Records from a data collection
_ _ _ _ _

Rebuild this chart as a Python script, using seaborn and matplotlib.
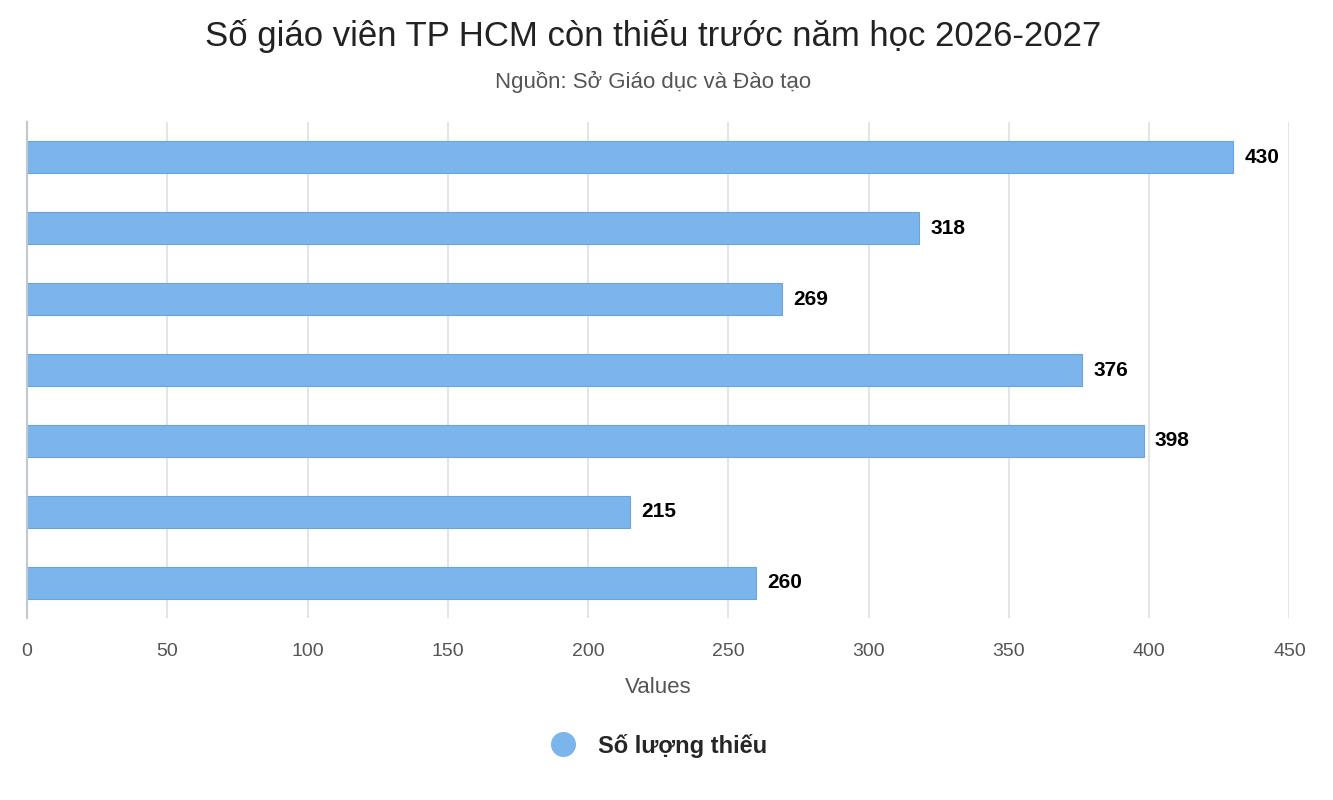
import matplotlib
matplotlib.use("Agg")
import matplotlib.pyplot as plt
import seaborn as sns
import pandas as pd
from matplotlib.lines import Line2D

categories = ["1", "2", "3", "4", "5", "6", "7"]
values = [430, 318, 269, 376, 398, 215, 260]
series_name = "Số lượng thiếu"
xticks = [0, 50, 100, 150, 200, 250, 300, 350, 400, 450]

sns.set_theme(style="white")
plt.rcParams['font.family'] = ['Liberation Sans', 'DejaVu Sans']

df = pd.DataFrame({"cat": categories, "val": values})
fig = plt.figure(figsize=(13.33, 8), dpi=100)
ax = fig.add_axes([0.0203, 0.2275, 0.947, 0.62])
color = "#7cb5ec"
sns.barplot(data=df, y="cat", x="val", orient="h", color=color, width=0.45,
            edgecolor="#6aa3dd", linewidth=0.8, saturation=1, ax=ax)
ax.set_xlim(0, 450)
ax.set_xticks(xticks)
ax.tick_params(axis='x', labelsize=14, colors="#555555", length=0, pad=18)
ax.set_yticklabels([])
ax.tick_params(axis='y', length=0)
ax.set_ylabel("")
ax.set_xlabel("Values", fontsize=16, color="#555555", labelpad=12)
ax.grid(axis='x', color="#e0e0e0", linewidth=1.2)
ax.set_axisbelow(True)
for s in ["top", "right", "bottom"]:
    ax.spines[s].set_visible(False)
ax.spines["left"].set_color("#c0c8d0")
ax.spines["left"].set_linewidth(1.5)
for i, v in enumerate(values):
    ax.text(v + 4, i, str(v), va="center", ha="left", fontsize=15, fontweight="bold", color="black")

fig.text(0.49, 0.955, "Số giáo viên TP HCM còn thiếu trước năm học 2026-2027",
         ha="center", va="center", fontsize=25, color="#222222")
fig.text(0.49, 0.898, "Nguồn: Sở Giáo dục và Đào tạo", ha="center", va="center",
         fontsize=16, color="#555555")
h = Line2D([], [], marker="o", linestyle="", markersize=17, markerfacecolor=color, markeredgecolor=color)
fig.legend([h], [series_name], loc="center", bbox_to_anchor=(0.49, 0.068), frameon=False,
           prop={"size": 17, "weight": "bold"}, handletextpad=0.5)
fig.savefig("out.png", dpi=100)
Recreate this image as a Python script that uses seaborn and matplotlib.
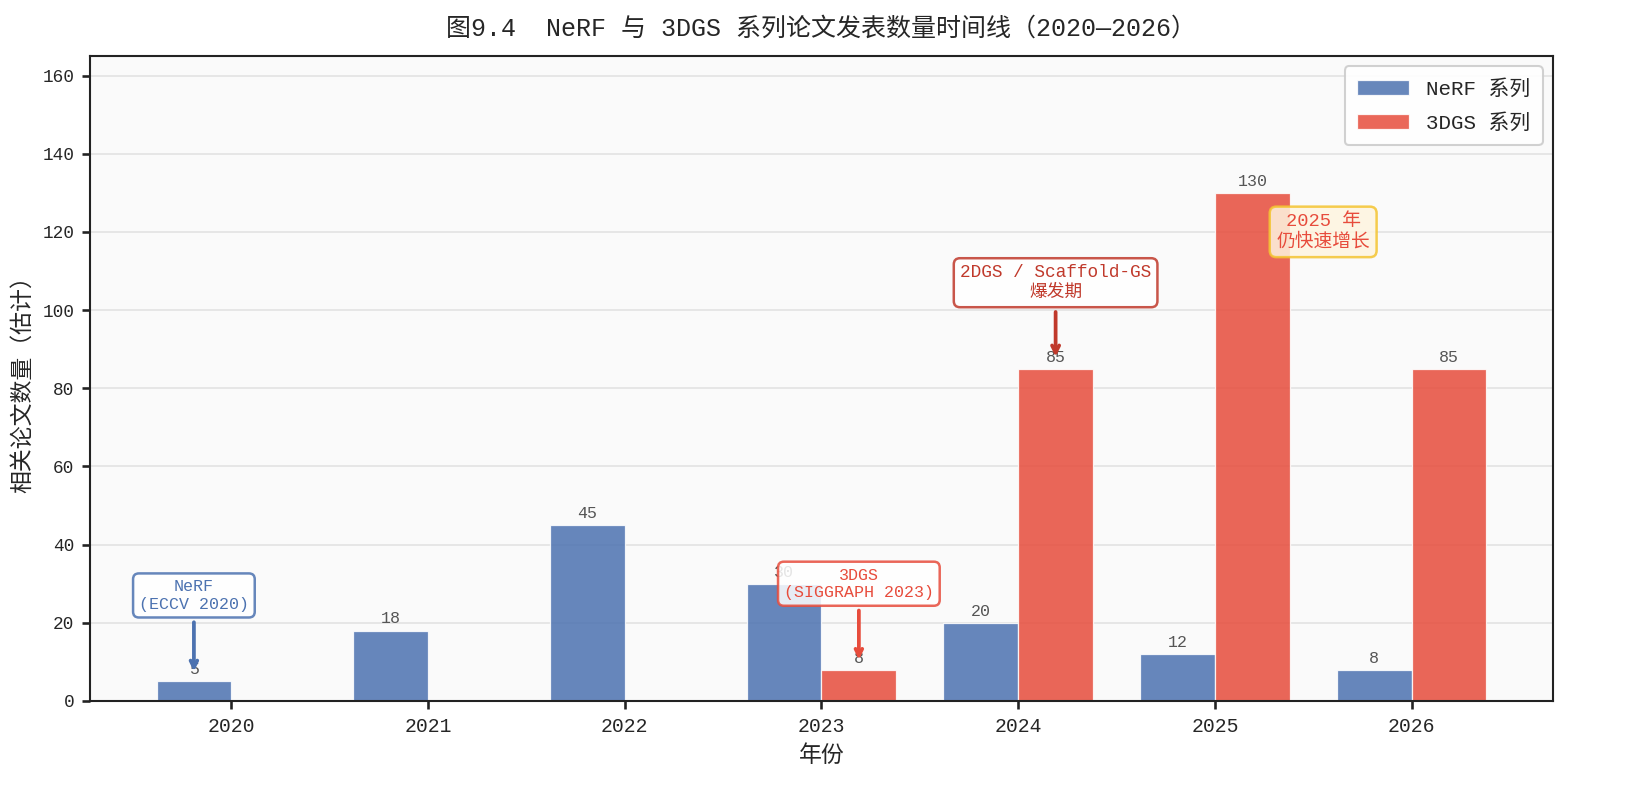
import numpy as np
import pandas as pd
import matplotlib
matplotlib.use('Agg')
import matplotlib.pyplot as plt
import seaborn as sns

# ------------------ DATA ------------------
years = ["2020", "2021", "2022", "2023", "2024", "2025", "2026"]
nerf_counts = [5, 18, 45, 30, 20, 12, 8]
gs_counts = [0, 0, 0, 8, 85, 130, 85]
series_names = ["NeRF 系列", "3DGS 系列"]
series_colors = ["#4C72B0", "#E74C3C"]

df = pd.DataFrame({
    "year": years * 2,
    "count": nerf_counts + gs_counts,
    "series": [series_names[0]] * len(years) + [series_names[1]] * len(years),
})

# ------------------ STYLE ------------------
sns.set_theme(style="ticks")
plt.rcParams['font.family'] = ['Liberation Mono', 'Noto Sans CJK SC', 'DejaVu Sans']
plt.rcParams['axes.unicode_minus'] = False

fig, ax = plt.subplots(figsize=(1634 / 150, 809 / 150), dpi=150)
fig.subplots_adjust(left=0.0551, right=0.9504, top=0.9308, bottom=0.1335)
ax.set_facecolor("#FAFAFA")

sns.barplot(
    data=df,
    x="year",
    y="count",
    hue="series",
    hue_order=series_names,
    palette=series_colors,
    saturation=1,
    width=0.76,
    alpha=0.85,
    edgecolor="white",
    linewidth=0.6,
    errorbar=None,
    ax=ax,
)

# value labels above bars (skip zeros)
for cont in ax.containers:
    labels = [f"{int(b.get_height())}" if b.get_height() > 0 else "" for b in cont]
    ax.bar_label(cont, labels=labels, padding=2, fontsize=8, color="#555555")

bw = 0.38
ax.set_xlim(-0.38 - 0.338, 6.38 + 0.338)
ax.set_ylim(0, 165)
ax.yaxis.grid(True, color="#E3E3E3", linewidth=0.8)
ax.set_axisbelow(True)
for s in ax.spines.values():
    s.set_visible(True)
    s.set_color("#222222")
    s.set_linewidth(1.0)

ax.tick_params(axis="x", labelsize=9.5, length=4, color="#222222")
ax.tick_params(axis="y", labelsize=8.5, length=4, color="#222222")

ax.set_title("图9.4  NeRF 与 3DGS 系列论文发表数量时间线（2020—2026）", fontsize=12, pad=10)
ax.set_xlabel("年份", fontsize=11)
ax.set_ylabel("相关论文数量（估计）", fontsize=11)

# ------------------ ANNOTATIONS ------------------
ax.annotate("NeRF\n(ECCV 2020)", xy=(0 - bw / 2, 6.5), xytext=(0 - bw / 2, 27),
            ha="center", va="center", fontsize=8, color="#4C72B0",
            bbox=dict(boxstyle="round,pad=0.35", fc="white", ec="#4C72B0", lw=1.2, alpha=0.85),
            arrowprops=dict(arrowstyle="->", color="#4C72B0", lw=1.8))

ax.annotate("3DGS\n(SIGGRAPH 2023)", xy=(3 + bw / 2, 9.5), xytext=(3 + bw / 2, 30),
            ha="center", va="center", fontsize=8, color="#E74C3C",
            bbox=dict(boxstyle="round,pad=0.35", fc="white", ec="#E74C3C", lw=1.2, alpha=0.85),
            arrowprops=dict(arrowstyle="->", color="#E74C3C", lw=1.8))

ax.annotate("2DGS / Scaffold-GS\n爆发期", xy=(4 + bw / 2, 87), xytext=(4 + bw / 2, 107),
            ha="center", va="center", fontsize=8.5, color="#C0392B",
            bbox=dict(boxstyle="round,pad=0.35", fc="white", ec="#C0392B", lw=1.2, alpha=0.85),
            arrowprops=dict(arrowstyle="->", color="#C0392B", lw=1.8))

ax.text(5.55, 120, "2025 年\n仍快速增长", ha="center", va="center", fontsize=9, color="#E74C3C",
        bbox=dict(boxstyle="round,pad=0.35", fc="#FEF5E0", ec="#F4C430", lw=1.2, alpha=0.85))

ax.legend(loc="upper right", fontsize=10, frameon=True, framealpha=0.9, edgecolor="#CCCCCC",
          handlelength=2.5, borderpad=0.6, labelspacing=0.7)

fig.savefig("out.png", dpi=150)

_ _ _ _ _

* [WHAT YOU WILL DO]:
Make a word-for-word copy of the entries, without any pictures.

* [ANSWER FOR THIS EXERCISE]:
Rebuild this chart as a Python script, using seaborn and matplotlib.
import matplotlib
matplotlib.use("Agg")
import matplotlib.pyplot as plt
import seaborn as sns
import pandas as pd
from matplotlib.lines import Line2D

categories = ["1", "2", "3", "4", "5", "6", "7"]
values = [430, 318, 269, 376, 398, 215, 260]
series_name = "Số lượng thiếu"
xticks = [0, 50, 100, 150, 200, 250, 300, 350, 400, 450]

sns.set_theme(style="white")
plt.rcParams['font.family'] = ['Liberation Sans', 'DejaVu Sans']

df = pd.DataFrame({"cat": categories, "val": values})
fig = plt.figure(figsize=(13.33, 8), dpi=100)
ax = fig.add_axes([0.0203, 0.2275, 0.947, 0.62])
color = "#7cb5ec"
sns.barplot(data=df, y="cat", x="val", orient="h", color=color, width=0.45,
            edgecolor="#6aa3dd", linewidth=0.8, saturation=1, ax=ax)
ax.set_xlim(0, 450)
ax.set_xticks(xticks)
ax.tick_params(axis='x', labelsize=14, colors="#555555", length=0, pad=18)
ax.set_yticklabels([])
ax.tick_params(axis='y', length=0)
ax.set_ylabel("")
ax.set_xlabel("Values", fontsize=16, color="#555555", labelpad=12)
ax.grid(axis='x', color="#e0e0e0", linewidth=1.2)
ax.set_axisbelow(True)
for s in ["top", "right", "bottom"]:
    ax.spines[s].set_visible(False)
ax.spines["left"].set_color("#c0c8d0")
ax.spines["left"].set_linewidth(1.5)
for i, v in enumerate(values):
    ax.text(v + 4, i, str(v), va="center", ha="left", fontsize=15, fontweight="bold", color="black")

fig.text(0.49, 0.955, "Số giáo viên TP HCM còn thiếu trước năm học 2026-2027",
         ha="center", va="center", fontsize=25, color="#222222")
fig.text(0.49, 0.898, "Nguồn: Sở Giáo dục và Đào tạo", ha="center", va="center",
         fontsize=16, color="#555555")
h = Line2D([], [], marker="o", linestyle="", markersize=17, markerfacecolor=color, markeredgecolor=color)
fig.legend([h], [series_name], loc="center", bbox_to_anchor=(0.49, 0.068), frameon=False,
           prop={"size": 17, "weight": "bold"}, handletextpad=0.5)
fig.savefig("out.png", dpi=100)
Recreate this image as a Python script that uses seaborn and matplotlib.
import numpy as np
import pandas as pd
import matplotlib
matplotlib.use('Agg')
import matplotlib.pyplot as plt
import seaborn as sns

# ------------------ DATA ------------------
years = ["2020", "2021", "2022", "2023", "2024", "2025", "2026"]
nerf_counts = [5, 18, 45, 30, 20, 12, 8]
gs_counts = [0, 0, 0, 8, 85, 130, 85]
series_names = ["NeRF 系列", "3DGS 系列"]
series_colors = ["#4C72B0", "#E74C3C"]

df = pd.DataFrame({
    "year": years * 2,
    "count": nerf_counts + gs_counts,
    "series": [series_names[0]] * len(years) + [series_names[1]] * len(years),
})

# ------------------ STYLE ------------------
sns.set_theme(style="ticks")
plt.rcParams['font.family'] = ['Liberation Mono', 'Noto Sans CJK SC', 'DejaVu Sans']
plt.rcParams['axes.unicode_minus'] = False

fig, ax = plt.subplots(figsize=(1634 / 150, 809 / 150), dpi=150)
fig.subplots_adjust(left=0.0551, right=0.9504, top=0.9308, bottom=0.1335)
ax.set_facecolor("#FAFAFA")

sns.barplot(
    data=df,
    x="year",
    y="count",
    hue="series",
    hue_order=series_names,
    palette=series_colors,
    saturation=1,
    width=0.76,
    alpha=0.85,
    edgecolor="white",
    linewidth=0.6,
    errorbar=None,
    ax=ax,
)

# value labels above bars (skip zeros)
for cont in ax.containers:
    labels = [f"{int(b.get_height())}" if b.get_height() > 0 else "" for b in cont]
    ax.bar_label(cont, labels=labels, padding=2, fontsize=8, color="#555555")

bw = 0.38
ax.set_xlim(-0.38 - 0.338, 6.38 + 0.338)
ax.set_ylim(0, 165)
ax.yaxis.grid(True, color="#E3E3E3", linewidth=0.8)
ax.set_axisbelow(True)
for s in ax.spines.values():
    s.set_visible(True)
    s.set_color("#222222")
    s.set_linewidth(1.0)

ax.tick_params(axis="x", labelsize=9.5, length=4, color="#222222")
ax.tick_params(axis="y", labelsize=8.5, length=4, color="#222222")

ax.set_title("图9.4  NeRF 与 3DGS 系列论文发表数量时间线（2020—2026）", fontsize=12, pad=10)
ax.set_xlabel("年份", fontsize=11)
ax.set_ylabel("相关论文数量（估计）", fontsize=11)

# ------------------ ANNOTATIONS ------------------
ax.annotate("NeRF\n(ECCV 2020)", xy=(0 - bw / 2, 6.5), xytext=(0 - bw / 2, 27),
            ha="center", va="center", fontsize=8, color="#4C72B0",
            bbox=dict(boxstyle="round,pad=0.35", fc="white", ec="#4C72B0", lw=1.2, alpha=0.85),
            arrowprops=dict(arrowstyle="->", color="#4C72B0", lw=1.8))

ax.annotate("3DGS\n(SIGGRAPH 2023)", xy=(3 + bw / 2, 9.5), xytext=(3 + bw / 2, 30),
            ha="center", va="center", fontsize=8, color="#E74C3C",
            bbox=dict(boxstyle="round,pad=0.35", fc="white", ec="#E74C3C", lw=1.2, alpha=0.85),
            arrowprops=dict(arrowstyle="->", color="#E74C3C", lw=1.8))

ax.annotate("2DGS / Scaffold-GS\n爆发期", xy=(4 + bw / 2, 87), xytext=(4 + bw / 2, 107),
            ha="center", va="center", fontsize=8.5, color="#C0392B",
            bbox=dict(boxstyle="round,pad=0.35", fc="white", ec="#C0392B", lw=1.2, alpha=0.85),
            arrowprops=dict(arrowstyle="->", color="#C0392B", lw=1.8))

ax.text(5.55, 120, "2025 年\n仍快速增长", ha="center", va="center", fontsize=9, color="#E74C3C",
        bbox=dict(boxstyle="round,pad=0.35", fc="#FEF5E0", ec="#F4C430", lw=1.2, alpha=0.85))

ax.legend(loc="upper right", fontsize=10, frameon=True, framealpha=0.9, edgecolor="#CCCCCC",
          handlelength=2.5, borderpad=0.6, labelspacing=0.7)

fig.savefig("out.png", dpi=150)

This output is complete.